### WHAT TO PRODUCE
Reproduce, word for word, every line from the first one down to the line containing "plt.rcParams['font.size'] = 7.6", and nothing else.

### INFORMATION SHOWN
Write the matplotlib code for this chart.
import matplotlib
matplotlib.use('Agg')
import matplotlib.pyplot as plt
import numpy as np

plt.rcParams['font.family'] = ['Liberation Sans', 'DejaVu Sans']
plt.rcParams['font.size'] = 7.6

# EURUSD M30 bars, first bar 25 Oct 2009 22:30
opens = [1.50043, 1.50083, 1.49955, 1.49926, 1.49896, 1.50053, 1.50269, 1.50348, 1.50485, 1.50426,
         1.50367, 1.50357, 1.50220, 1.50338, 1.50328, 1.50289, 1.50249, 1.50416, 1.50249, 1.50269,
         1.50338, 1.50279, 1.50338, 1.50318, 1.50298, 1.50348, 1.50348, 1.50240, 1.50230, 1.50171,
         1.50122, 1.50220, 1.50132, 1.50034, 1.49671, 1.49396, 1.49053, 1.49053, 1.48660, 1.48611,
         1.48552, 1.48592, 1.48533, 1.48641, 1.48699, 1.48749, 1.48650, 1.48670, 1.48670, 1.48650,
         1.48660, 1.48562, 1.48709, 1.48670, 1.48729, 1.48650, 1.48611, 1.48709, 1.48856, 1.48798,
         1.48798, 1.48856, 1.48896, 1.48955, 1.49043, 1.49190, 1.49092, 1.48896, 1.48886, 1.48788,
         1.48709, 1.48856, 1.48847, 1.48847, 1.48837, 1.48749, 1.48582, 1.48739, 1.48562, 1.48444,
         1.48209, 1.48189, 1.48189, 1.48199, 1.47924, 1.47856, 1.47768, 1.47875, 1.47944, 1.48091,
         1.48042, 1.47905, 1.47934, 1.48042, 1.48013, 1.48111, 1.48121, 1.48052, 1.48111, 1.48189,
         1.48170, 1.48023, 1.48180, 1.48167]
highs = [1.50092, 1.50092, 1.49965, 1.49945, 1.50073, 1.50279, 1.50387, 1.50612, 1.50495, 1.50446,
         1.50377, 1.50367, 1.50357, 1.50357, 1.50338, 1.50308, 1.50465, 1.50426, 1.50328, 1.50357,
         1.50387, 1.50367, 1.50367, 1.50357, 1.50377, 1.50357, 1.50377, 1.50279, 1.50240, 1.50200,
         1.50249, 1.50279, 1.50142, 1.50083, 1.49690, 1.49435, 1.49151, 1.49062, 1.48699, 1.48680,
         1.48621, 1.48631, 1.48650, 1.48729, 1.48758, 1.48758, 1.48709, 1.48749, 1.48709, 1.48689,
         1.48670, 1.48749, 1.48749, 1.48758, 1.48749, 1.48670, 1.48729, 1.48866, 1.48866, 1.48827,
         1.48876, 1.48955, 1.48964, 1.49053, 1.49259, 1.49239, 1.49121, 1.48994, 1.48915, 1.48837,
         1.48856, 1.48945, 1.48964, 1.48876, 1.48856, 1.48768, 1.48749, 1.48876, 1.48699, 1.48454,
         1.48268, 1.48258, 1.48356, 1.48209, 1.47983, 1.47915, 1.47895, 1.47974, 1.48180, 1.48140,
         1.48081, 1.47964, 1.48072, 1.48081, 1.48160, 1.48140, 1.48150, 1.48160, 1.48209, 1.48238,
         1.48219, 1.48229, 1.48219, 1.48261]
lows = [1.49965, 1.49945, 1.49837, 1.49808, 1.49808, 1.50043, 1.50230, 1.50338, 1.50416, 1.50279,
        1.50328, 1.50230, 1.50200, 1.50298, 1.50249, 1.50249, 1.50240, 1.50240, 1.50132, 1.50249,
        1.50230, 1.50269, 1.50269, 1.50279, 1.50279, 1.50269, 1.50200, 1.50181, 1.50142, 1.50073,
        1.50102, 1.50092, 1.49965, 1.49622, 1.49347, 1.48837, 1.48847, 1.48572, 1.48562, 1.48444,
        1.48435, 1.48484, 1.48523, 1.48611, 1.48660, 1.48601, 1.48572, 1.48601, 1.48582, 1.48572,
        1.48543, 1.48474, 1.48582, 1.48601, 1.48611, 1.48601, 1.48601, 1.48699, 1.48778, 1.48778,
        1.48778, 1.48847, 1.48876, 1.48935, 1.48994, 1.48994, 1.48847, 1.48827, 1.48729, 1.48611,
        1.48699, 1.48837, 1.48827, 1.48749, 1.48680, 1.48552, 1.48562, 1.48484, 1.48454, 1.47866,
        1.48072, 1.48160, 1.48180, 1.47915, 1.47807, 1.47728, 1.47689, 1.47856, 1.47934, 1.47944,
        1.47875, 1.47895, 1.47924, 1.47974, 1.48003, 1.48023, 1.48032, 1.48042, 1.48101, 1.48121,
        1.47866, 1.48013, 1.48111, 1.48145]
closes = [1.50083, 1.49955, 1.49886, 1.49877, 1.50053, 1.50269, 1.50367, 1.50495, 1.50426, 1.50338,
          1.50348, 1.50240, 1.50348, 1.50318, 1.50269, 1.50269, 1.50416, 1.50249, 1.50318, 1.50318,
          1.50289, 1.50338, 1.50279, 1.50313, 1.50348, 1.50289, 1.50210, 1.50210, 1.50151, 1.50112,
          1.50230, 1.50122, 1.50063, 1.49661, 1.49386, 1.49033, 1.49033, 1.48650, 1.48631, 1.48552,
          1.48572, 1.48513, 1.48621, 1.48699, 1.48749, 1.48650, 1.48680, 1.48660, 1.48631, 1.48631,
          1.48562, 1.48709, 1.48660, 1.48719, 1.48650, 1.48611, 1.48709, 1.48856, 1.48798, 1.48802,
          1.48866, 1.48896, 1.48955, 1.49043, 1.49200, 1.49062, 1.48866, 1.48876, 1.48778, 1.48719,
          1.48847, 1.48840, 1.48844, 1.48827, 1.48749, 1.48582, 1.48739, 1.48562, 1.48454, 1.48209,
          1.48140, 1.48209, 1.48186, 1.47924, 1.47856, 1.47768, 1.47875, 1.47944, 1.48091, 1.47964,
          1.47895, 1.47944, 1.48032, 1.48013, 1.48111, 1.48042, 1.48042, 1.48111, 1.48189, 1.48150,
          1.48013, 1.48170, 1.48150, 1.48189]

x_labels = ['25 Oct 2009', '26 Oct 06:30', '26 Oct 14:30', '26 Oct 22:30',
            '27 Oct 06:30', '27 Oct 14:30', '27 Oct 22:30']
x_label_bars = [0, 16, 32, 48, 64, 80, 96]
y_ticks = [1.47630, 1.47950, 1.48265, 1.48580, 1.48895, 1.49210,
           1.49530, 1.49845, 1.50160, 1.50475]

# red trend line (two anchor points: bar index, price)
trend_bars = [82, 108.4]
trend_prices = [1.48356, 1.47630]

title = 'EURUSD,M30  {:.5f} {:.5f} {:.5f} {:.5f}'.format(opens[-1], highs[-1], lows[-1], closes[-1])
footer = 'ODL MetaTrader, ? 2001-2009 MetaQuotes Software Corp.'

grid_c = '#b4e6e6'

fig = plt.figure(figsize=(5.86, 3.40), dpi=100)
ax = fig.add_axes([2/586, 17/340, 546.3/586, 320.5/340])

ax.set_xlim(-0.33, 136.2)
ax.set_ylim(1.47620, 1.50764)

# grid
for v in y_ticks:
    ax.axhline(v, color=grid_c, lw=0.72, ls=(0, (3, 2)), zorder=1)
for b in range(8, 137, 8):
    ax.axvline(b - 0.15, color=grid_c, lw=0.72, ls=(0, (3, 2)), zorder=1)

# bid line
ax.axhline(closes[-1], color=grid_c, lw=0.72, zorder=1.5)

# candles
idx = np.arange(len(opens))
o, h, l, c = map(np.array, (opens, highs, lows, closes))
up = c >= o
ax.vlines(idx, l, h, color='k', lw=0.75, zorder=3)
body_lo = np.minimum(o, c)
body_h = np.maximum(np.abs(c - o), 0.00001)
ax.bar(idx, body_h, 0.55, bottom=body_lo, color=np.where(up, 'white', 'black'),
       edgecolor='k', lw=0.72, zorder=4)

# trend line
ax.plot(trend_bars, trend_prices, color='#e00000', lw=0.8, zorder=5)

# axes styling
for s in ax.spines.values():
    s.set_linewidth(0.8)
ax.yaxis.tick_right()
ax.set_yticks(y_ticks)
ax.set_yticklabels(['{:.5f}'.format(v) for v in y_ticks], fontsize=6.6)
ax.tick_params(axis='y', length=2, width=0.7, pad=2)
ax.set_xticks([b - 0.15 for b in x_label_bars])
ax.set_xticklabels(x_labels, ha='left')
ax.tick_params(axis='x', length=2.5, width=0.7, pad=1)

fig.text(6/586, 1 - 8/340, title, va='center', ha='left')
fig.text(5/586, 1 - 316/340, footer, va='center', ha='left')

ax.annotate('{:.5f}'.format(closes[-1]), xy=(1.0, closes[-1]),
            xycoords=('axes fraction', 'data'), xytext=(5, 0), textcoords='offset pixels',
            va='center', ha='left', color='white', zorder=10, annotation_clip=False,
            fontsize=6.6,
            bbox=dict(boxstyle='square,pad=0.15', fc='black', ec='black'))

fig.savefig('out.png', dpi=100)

### EXPECTED ANSWER
Write the matplotlib code for this chart.
import matplotlib
matplotlib.use('Agg')
import matplotlib.pyplot as plt
import numpy as np

plt.rcParams['font.family'] = ['Liberation Sans', 'DejaVu Sans']
plt.rcParams['font.size'] = 7.6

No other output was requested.